How you are treated apparently depends on who you know — and how deep your pockets are
By
Editorial

   Pretty much everyone who follows such things has noticed by now the starkly uneven way East Hampton Town’s building and zoning laws are applied, particularly when it comes to Montauk. How you are treated apparently depends on who you know — and how deep your pockets are. And right now there is probably no sharper contrast than that involving the Beach House hotel-slash-club and the Montauk Brewing Company.

    The beer-makers, three local men who have been friends since their years at East Hampton High School, have asked the town for permission to convert an existing barn behind their tasting room into a proper brewery; up to now, they have made the beer elsewhere. Going through the review process the right way, they have run up against the town’s off-street parking requirement, by which it has been calculated they would have to pay the town a substantial fee, instead of providing spaces for three or so vehicles on their modest lot. With no room for parking, the cost would be a substantial burden on the start-up business. The year-round brewers are considering their options and may ask the town board to allow them to make the payment over time or to change the parking rules.

    On the other side of Montauk’s main drag, the very seasonal Beach House was expanded last winter and spring without the obviously required prerequisite of full planning board review. As a result, the one-time basic motel became something else altogether and now includes a daytime membership pool club, full bar, nightclub with live acts (but not the required music permit), an on-premise space lately occupied by a fashion boutique, and a gift shop — all without a code-mandated planning decision.

    And how many parking spaces did the owners of the high-end hotel and party spot have to ante up for? None. That’s right, not one.
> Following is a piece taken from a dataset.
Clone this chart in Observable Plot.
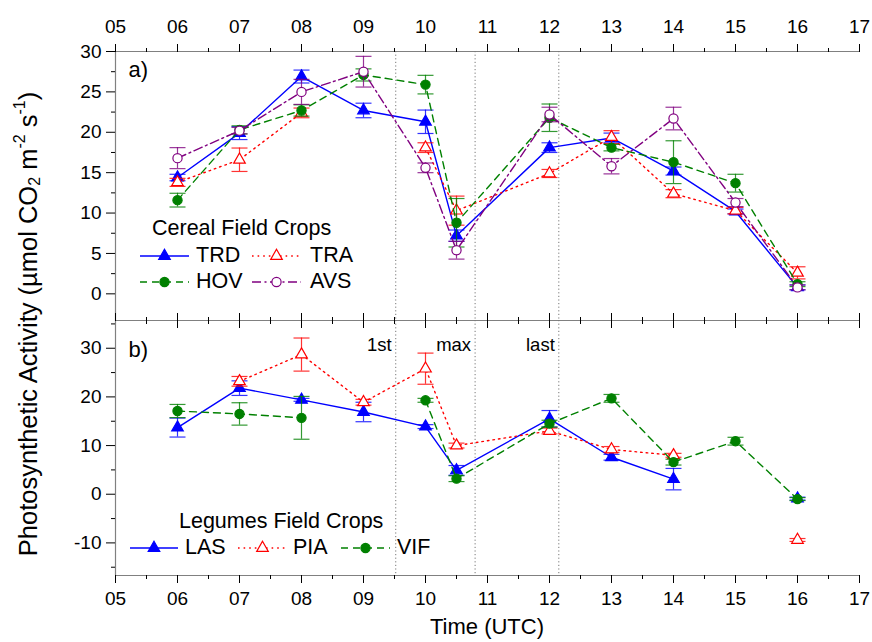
<!DOCTYPE html>
<html><head><meta charset="utf-8">
<script src="https://cdn.jsdelivr.net/npm/d3@7"></script>
<script src="https://cdn.jsdelivr.net/npm/@observablehq/plot@0.6"></script>
<style>
body{margin:0;background:#fff;font-family:"Liberation Sans",Arial,sans-serif;}
#fig{position:relative;width:872px;height:642px;overflow:hidden;background:#fff}
#fig > svg{position:absolute;left:0}
</style></head><body><div id="fig"></div>
<script>
// ---------- data ----------
const hours = [6, 7, 8, 9, 10, 10.5, 12, 13, 14, 15, 16];
const xMajor = [5, 6, 7, 8, 9, 10, 11, 12, 13, 14, 15, 16, 17];
const xMinor = [5.5, 6.5, 7.5, 8.5, 9.5, 10.5, 11.5, 12.5, 13.5, 14.5, 15.5, 16.5];
const eventHours = [9.52, 10.8, 12.15];
const eventLabels = ["1st", "max", "last"];

// panel a) cereals
const cereals = ["TRD", "TRA", "HOV", "AVS"];
const TRD = [14.4, 19.9, 26.9, 22.7, 21.3, 7.2, 18.1, 19.3, 15.2, 10.2, 0.8];
const TRD_err = [0.4, 0.8, 0.8, 0.9, 1.45, 0.7, 0.6, 0.6, 0.5, 0.3, 0.3];
const TRA = [13.8, 16.6, 22.4, null, 18.1, 10.3, 14.9, 19.4, 12.4, 10.3, 2.6];
const TRA_err = [0.5, 1.45, 0.6, null, 0.6, 1.8, 0.5, 0.8, 0.5, 0.4, 0.75];
const HOV = [11.6, 20.3, 22.7, 27.1, 25.9, 8.8, 21.8, 18.1, 16.3, 13.7, 1.2];
const HOV_err = [0.85, 0.5, 0.7, 0.75, 1.15, 3.0, 1.7, 0.4, 2.65, 1.1, 0.3];
const AVS = [16.8, 20.2, 25.0, 27.5, 15.6, 5.4, 22.2, 15.8, 21.7, 11.3, 0.8];
const AVS_err = [1.3, 0.4, 1.55, 1.9, 0.6, 1.1, 0.9, 0.95, 1.4, 0.5, 0.3];
const yTicksA = [0, 5, 10, 15, 20, 25, 30];
const yMinorA = [2.5, 7.5, 12.5, 17.5, 22.5, 27.5];
const yDomainA = [-3.3, 30];

// panel b) legumes
const legumes = ["LAS", "PIA", "VIF"];
const LAS = [13.7, 21.8, 19.4, 16.9, 13.9, 4.9, 15.5, 7.6, 3.1, null, -0.9];
const LAS_err = [1.95, 1.5, 0.3, 2.0, 0.4, 1.0, 1.7, 0.6, 2.2, null, 0.3];
const PIA = [null, 23.2, 28.7, 18.9, 25.8, 10.0, 13.0, 9.2, 8.0, null, -9.4];
const PIA_err = [null, 1.0, 3.4, 0.6, 3.2, 0.5, 0.6, 0.6, 0.4, null, 0.3];
const VIF = [17.1, 16.5, 15.7, null, 19.3, 3.2, 14.5, 19.7, 6.6, 10.9, -1.0];
const VIF_err = [1.35, 2.3, 4.4, null, 0.4, 0.6, 0.7, 0.8, 0.6, 0.8, 0.3];
const yTicksB = [-10, 0, 10, 20, 30];
const yMinorB = [-15, -5, 5, 15, 25, 35];
const yDomainB = [-16.7, 35.7];

// ---------- styles ----------
const styles = {
  TRD: {color: "#0000ff", dash: null, symbol: "triangle", open: false},
  TRA: {color: "#ff0000", dash: "1.6,4", symbol: "triangle", open: true},
  HOV: {color: "#008000", dash: "7,5", symbol: "circle", open: false},
  AVS: {color: "#800080", dash: "9,3.5,2,3.5", symbol: "circle", open: true},
  LAS: {color: "#0000ff", dash: null, symbol: "triangle", open: false},
  PIA: {color: "#ff0000", dash: "1.6,4", symbol: "triangle", open: true},
  VIF: {color: "#008000", dash: "7,5", symbol: "circle", open: false}
};
const valuesA = {TRD, TRA, HOV, AVS};
const errsA = {TRD: TRD_err, TRA: TRA_err, HOV: HOV_err, AVS: AVS_err};
const valuesB = {LAS, PIA, VIF};
const errsB = {LAS: LAS_err, PIA: PIA_err, VIF: VIF_err};

const FONT = '"Liberation Sans", Arial, sans-serif';
const AXIS = "#808080";
const cap = {draw(ctx, size) { const w = Math.sqrt(size / Math.PI); ctx.moveTo(-w, 0); ctx.lineTo(w, 0); }};
const pad2 = d => String(d).padStart(2, "0");
const events = eventHours.map((h, i) => ({hour: h, label: eventLabels[i]}));

function rowsFor(series, vals, errs) {
  return series.flatMap(s => hours.map((h, i) => ({series: s, hour: h, value: vals[s][i], err: errs[s][i]})));
}

function panel(cfg) {
  const marks = [];
  marks.push(Plot.ruleX([5], {stroke: AXIS, strokeWidth: 1.2}));
  marks.push(Plot.ruleY([cfg.yDomain[1]], {stroke: AXIS, strokeWidth: 1.2}));
  marks.push(Plot.ruleY([cfg.yDomain[0]], {stroke: AXIS, strokeWidth: 1.2}));
  marks.push(Plot.ruleX(eventHours, {stroke: "#777", strokeDasharray: "1.2,2.4", strokeWidth: 1}));
  for (const s of cfg.series) {
    const st = styles[s];
    const rows = cfg.rows.filter(d => d.series === s);
    const valid = rows.filter(d => d.value != null);
    marks.push(Plot.line(rows, {x: "hour", y: "value", stroke: st.color, strokeWidth: 1.4, strokeDasharray: st.dash || undefined}));
    marks.push(Plot.ruleX(valid, {x: "hour", y1: d => d.value - d.err, y2: d => d.value + d.err, stroke: st.color, strokeOpacity: 0.8, strokeWidth: 1.2}));
    marks.push(Plot.dot(valid, {x: "hour", y: d => d.value + d.err, symbol: cap, r: 8, stroke: st.color, fill: "none", strokeOpacity: 0.8, strokeWidth: 1.2}));
    marks.push(Plot.dot(valid, {x: "hour", y: d => d.value - d.err, symbol: cap, r: 8, stroke: st.color, fill: "none", strokeOpacity: 0.8, strokeWidth: 1.2}));
    marks.push(Plot.dot(valid, {x: "hour", y: "value", symbol: st.symbol, r: st.symbol === "triangle" ? 4.3 : 4.6,
      fill: st.open ? "white" : st.color, stroke: st.color, strokeWidth: 1.2}));
  }
  // axes
  marks.push(Plot.axisY(cfg.yTicks, {anchor: "left", tickSize: 9, tickPadding: 5, tickFormat: d => String(d), label: null, fontSize: 19}));
  marks.push(Plot.axisY(cfg.yMinor, {anchor: "left", tickSize: 4, tickFormat: () => "", label: null}));
  marks.push(Plot.axisX(xMajor, {anchor: "top", tickSize: 8, tickPadding: cfg.top ? 11 : 3, tickFormat: cfg.top ? pad2 : () => "", label: null, fontSize: 19}));
  marks.push(Plot.axisX(xMinor, {anchor: "top", tickSize: 4, tickFormat: () => "", label: null}));
  marks.push(Plot.axisX(xMajor, {anchor: "bottom", tickSize: 8, tickPadding: cfg.bottom ? 8 : 3, tickFormat: cfg.bottom ? pad2 : () => "", label: null, fontSize: 19}));
  marks.push(Plot.axisX(xMinor, {anchor: "bottom", tickSize: 4, tickFormat: () => "", label: null}));
  if (cfg.events) marks.push(Plot.text(events, {x: "hour", text: "label", frameAnchor: "top", textAnchor: "end", dx: -4, dy: 17, fontSize: 18.5}));
  marks.push(Plot.text([cfg.letter], {text: d => d, frameAnchor: "top-left", textAnchor: "start", dx: 13, dy: cfg.letterDy, fontSize: 22}));
  return Plot.plot({
    width: 872, height: cfg.height,
    marginLeft: 115, marginRight: 13, marginTop: cfg.marginTop, marginBottom: cfg.marginBottom,
    x: {domain: [5, 17]},
    y: {domain: cfg.yDomain},
    style: {fontFamily: FONT, fontSize: "19px", overflow: "visible", background: "transparent", color: "#000"},
    marks
  });
}

const fig = document.getElementById("fig");
const pa = panel({series: cereals, rows: rowsFor(cereals, valuesA, errsA), yDomain: yDomainA, yTicks: yTicksA, yMinor: yMinorA,
  height: 320, marginTop: 51, marginBottom: 0, top: true, bottom: false, events: false, letter: "a)", letterDy: 10});
pa.style.top = "0px";
fig.appendChild(pa);
const pb = panel({series: legumes, rows: rowsFor(legumes, valuesB, errsB), yDomain: yDomainB, yTicks: yTicksB, yMinor: yMinorB,
  height: 322, marginTop: 0, marginBottom: 67, top: false, bottom: true, events: true, letter: "b)", letterDy: 21});
pb.style.top = "320px";
fig.appendChild(pb);

// ---------- overlay: titles & legends ----------
const ov = d3.select(fig).append("svg").attr("width", 872).attr("height", 642).style("top", "0px")
  .style("font-family", FONT);
const yt = ov.append("text").attr("transform", "translate(30,324) rotate(-90)").attr("text-anchor", "middle")
  .attr("dominant-baseline", "middle").attr("font-size", 25.5);
yt.append("tspan").text("Photosynthetic Activity (µmol CO");
yt.append("tspan").attr("font-size", 16).attr("dy", 6).text("2");
yt.append("tspan").attr("dy", -6).text(" m");
yt.append("tspan").attr("font-size", 16).attr("dy", -9).text("-2");
yt.append("tspan").attr("dy", 9).text(" s");
yt.append("tspan").attr("font-size", 16).attr("dy", -9).text("-1");
yt.append("tspan").attr("dy", 9).text(")");
ov.append("text").attr("x", 487).attr("y", 628).attr("text-anchor", "middle").attr("dominant-baseline", "middle")
  .attr("font-size", 22).text("Time (UTC)");

function legend(title, titlePos, items) {
  ov.append("text").attr("x", titlePos[0]).attr("y", titlePos[1]).attr("dominant-baseline", "middle")
    .attr("font-size", 21.5).text(title);
  for (const it of items) {
    const st = styles[it.name];
    ov.append("line").attr("x1", it.x1).attr("x2", it.x2).attr("y1", it.y).attr("y2", it.y)
      .attr("stroke", st.color).attr("stroke-width", 1.4).attr("stroke-dasharray", st.dash);
    const sym = st.symbol === "triangle" ? d3.symbolTriangle : d3.symbolCircle;
    const r = st.symbol === "triangle" ? 4.3 : 4.6;
    ov.append("path").attr("d", d3.symbol(sym, Math.PI * r * r)()).attr("transform", `translate(${(it.x1 + it.x2) / 2},${it.y})`)
      .attr("fill", st.open ? "white" : st.color).attr("stroke", st.color).attr("stroke-width", 1.2);
    ov.append("text").attr("x", it.tx).attr("y", it.y).attr("dominant-baseline", "middle").attr("font-size", 21.5).text(it.name);
  }
}
legend("Cereal Field Crops", [152, 229], [
  {name: "TRD", x1: 140, x2: 189, y: 256, tx: 196},
  {name: "TRA", x1: 252, x2: 301, y: 256, tx: 310},
  {name: "HOV", x1: 140, x2: 189, y: 282, tx: 196},
  {name: "AVS", x1: 252, x2: 301, y: 282, tx: 310}
]);
legend("Legumes Field Crops", [179, 522], [
  {name: "LAS", x1: 130, x2: 178, y: 548, tx: 185},
  {name: "PIA", x1: 238, x2: 287, y: 548, tx: 293},
  {name: "VIF", x1: 341, x2: 390, y: 548, tx: 397}
]);
</script></body></html>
Because the Beach House was able to skirt nearly all review, the parking requirements never came up.

    The difference between the way that the Beach House, a well-funded operation, and the brewery, a do-it-yourself undertaking, have been treated demonstrates just how prone to outside influence town government has become. At least two of the town’s Republican leaders — Supervisor Bill Wilkinson and Councilman Dominick Stanzione — attended the Beach House’s grand opening, making it clear that the project had their backing even though questions were already swirling about its legality. This was also well after the supervisor pushed for a deal in which the town sold the Beach House a strip of public land that, in effect, made the whole thing possible — and at a price, according to records we have seen, named by the Beach House rather than picked out of the air, as Mr. Wilkinson had claimed. Later, it was only when pressured into doing something about the renovations by some outside government that the town building inspector sent a letter to the hotel’s owners politely asking what their intentions were.

    The Beach House’s representatives appeared in front of the town zoning board of appeals this week on the narrow issues of whether the bar and retail conversion could remain without permits. This is an obvious smokescreen that obscures the key question of how the expensive renovation and plain-as-day change of use from what was a modest, pre-existing, nonconforming motel could have been allowed to happen in the first place without a stringent examination of plans — and their impact on parking in downtown Montauk —  before it broke ground.

    Meanwhile, the Montauk Brewing Company partners continue to pursue their goals by the book, as they have for more than two years, seeking proper approvals for their expansion. Unfortunately they may end up paying dearly for their willingness to follow the letter of the law.

    The least the Beach House owners could do to make amends is offer to carry the brewery’s excellent ales and porters on its illegal bar’s taps. Of course, no dummies, they probably already have.

    The rest of us should demand that Town Hall get its act together and at the very least apply the law in a fair manner.